After the milestone of his opera “South Pole” for Munich, Miroslav Srnka is in demand as never before. A major portrait at the “Dialogues” Festival in Salzburg followed the première of his string quartet “future family”. New orchestral and music theatre compositions are on the horizon.
1. At the “Dialogues Salzburg” Festival recently, there was a veritable retrospective of important compositions, combined with other interesting events around your music. What made this programme special – also with regard to communicating with the audiences?
For me it was the special attention given to dramaturgy. Although it is a short four-day festival, over a period of 18 months each programme has been very precisely gauged. The festival confronts contemporary music with classical repertoire. That is always dangerous, for it is often simply stuck together in a kind of sandwich structure. But not here. It was very exciting searching for deep connections, such as between the string quartets of Janáček and my Engrams and the piano quintet Pouhou vlnou. In this concert I myself realised afresh how much I have learnt from this genius. Over the course of the festival you could see how contact with the audience developed. For example, through an improvisation concert by Mahan Esfahani, a scientific cabaret on the theme of cold and ice, a serious-comic song recital, podium discussions with people who have experienced actual extreme situations in nature or between people – which then often become abstract artist themes, etc. …
It was then surprising how a different audience came to the final concert with Mozart’s Requiem, and this connection then had to be newly established. In fact we wanted to open the building completely, a kind of exhibition of music in a concert building you could freely wander through, a kind of line-up of pieces in an open space where you could move around the whole afternoon and evening. But there were also practical restrictions such as ticket sales and planning security for the public, etc.
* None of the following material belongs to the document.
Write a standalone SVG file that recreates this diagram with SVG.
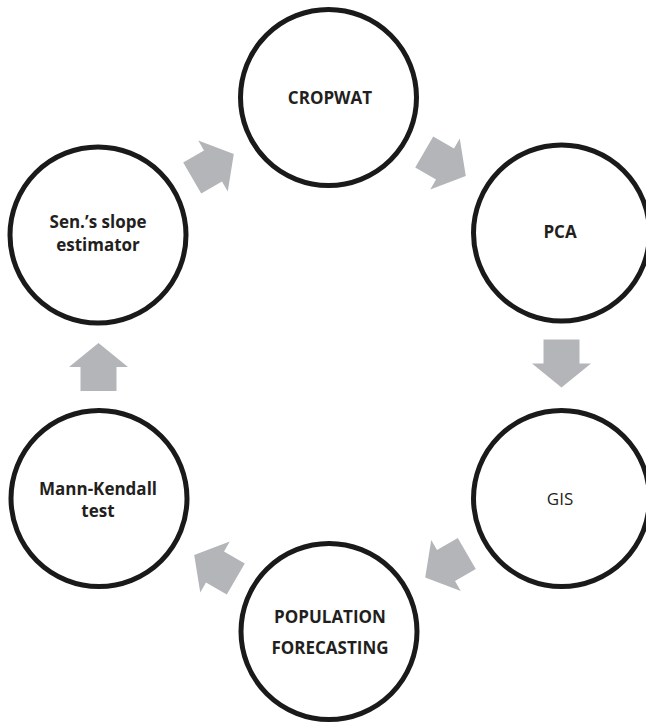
<svg xmlns="http://www.w3.org/2000/svg" width="646" height="722" viewBox="0 0 646 722">
<defs>
<style>
.node circle{fill:#fff;stroke:#1a1a1a;stroke-width:5}
.lbl{font-family:"Open Sans","Liberation Sans",sans-serif;font-size:17px;font-weight:700;fill:#231f20;text-anchor:middle}
.reg{font-weight:400}
.arr{fill:#b4b5b8}
</style>
<path id="arrow" d="M-24,-18 H0 V-29.5 L24,0 L0,29.5 V18 H-24 Z"/>
</defs>
<rect width="646" height="722" fill="#fff"/>
<g id="connectors">
<use href="#arrow" class="arr" transform="translate(213,166) rotate(-30)"/>
<use href="#arrow" class="arr" transform="translate(445,164) rotate(30)"/>
<use href="#arrow" class="arr" transform="translate(561.5,363.5) rotate(90)"/>
<use href="#arrow" class="arr" transform="translate(446,565.5) rotate(150)"/>
<use href="#arrow" class="arr" transform="translate(215,567) rotate(210)"/>
<use href="#arrow" class="arr" transform="translate(98.5,367) rotate(-90)"/>
</g>
<g id="cropwat" class="node">
<circle cx="328.5" cy="97.5" r="88"/>
<text class="lbl" x="330" y="104">CROPWAT</text>
</g>
<g id="pca" class="node">
<circle cx="561.5" cy="233" r="88"/>
<text class="lbl" x="560" y="238">PCA</text>
</g>
<g id="gis" class="node">
<circle cx="561.5" cy="498.5" r="88"/>
<text class="lbl reg" x="560" y="505">GIS</text>
</g>
<g id="population" class="node">
<circle cx="329" cy="631.5" r="88"/>
<text class="lbl" x="330" y="623">POPULATION</text>
<text class="lbl" x="330" y="654">FORECASTING</text>
</g>
<g id="mannkendall" class="node">
<circle cx="99" cy="498.5" r="88"/>
<text class="lbl" x="98" y="495">Mann-Kendall</text>
<text class="lbl" x="98" y="517">test</text>
</g>
<g id="sen" class="node">
<circle cx="98" cy="235" r="88"/>
<text class="lbl" x="98" y="228">Sen.’s slope</text>
<text class="lbl" x="98" y="251">estimator</text>
</g>
</svg>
In the end the Mozarteum was transformed from a well-known historic concert hall to a more abstract indoor-outdoor space simply through its white floors and a luminous wall. I think that a feeling of freedom for the audience is the most important precondition to successfully communicate demanding content and a perception of time in contemporary music.
2. The string quartet “future family” in Paris, Brussels and Heidelberg is the first important work after your major opera “South Pole” – a new approach to composing. It reveals a new technique of writing and new formal concepts. Do these point to the future?
In my experience something is always looking to the future if it is totally unclear at the beginning and there is a lot to discover. If, after a piece leaves questions and tasks remain open for the next work, these should point to the future direction. With future family I needed two days alone to explain all the playing techniques and ideas behind the piece to the Quatuor Diotima, although these are musicians I have worked extremely closely with for several years. We had several performances in different places, and it was astonishing how the timing and interaction changed. The reflexes and modes of response on the stage had to be newly developed too. It was fascinating for me to be able to observe this and to learn from it.
The quartet demands great trust between the musicians and the score. It is very open. The musicians choose their part in the piece – each part is intended to be performable on all instruments. I call them more “roles” or “musical characters”. As in a 21st century family, everyone should be able and free to shape his or her role individually, and not to have to conform to stereotypes. In this piece the choice is free too. In this respect the string quartet as an ensemble is closest to a family “musically and socially”.
I have also composed the entire score – which is dedicated to the husband and wife publishers Barbara and Leonhard Scheuch of Bärenreiter – quite differently from a technical point of view: it is at the same time digital and yet a manuscript. It is written with a digital pencil in a specially prepared graphic environment. A manuscript is created which, however, can be treated as a whole, like a graphic vector file.
Although for practical reasons the first concerts were performed from temporary printed-out parts, the aim is that the piece exists as an online manuscript where people can generate their own performing score according to the choice of roles. Some technical development is still needed.
When I had completed the file, my editor Michael Töpel, who has taken care of my scores at Bärenreiter for years, said: “These are the first hand-written notes I have ever seen by you.”
3. Your schedule contains an ensemble work for the Los Angeles Philharmonic’s concert series “Green umbrella” in November 2018, and in the longer term, also a new music theatre work. What is particularly important in this phase of conception, the choice of theme? Does it also involve a new adjustment in compositional techniques?
Tom Holloway and I are constantly in discussion about themes. We have had discussions electronically between Europe and Australia uninterrupted for almost 10 years. And in the process lots of themes have emerged. But most disappear again. But once every couple of months or years, something emerges which enthuses us repeatedly. We now have two topics at different phases of development on the table. Or rather, on our computer screens. Perhaps even a third.
The compositional techniques for these always have to be rooted in function and dramaturgy. In themselves they are empty. I am slowly realising that I always need a few years to make, so to speak, clusters of pieces which follow a common theme in different musical media. I think with future family the next such cluster has begun.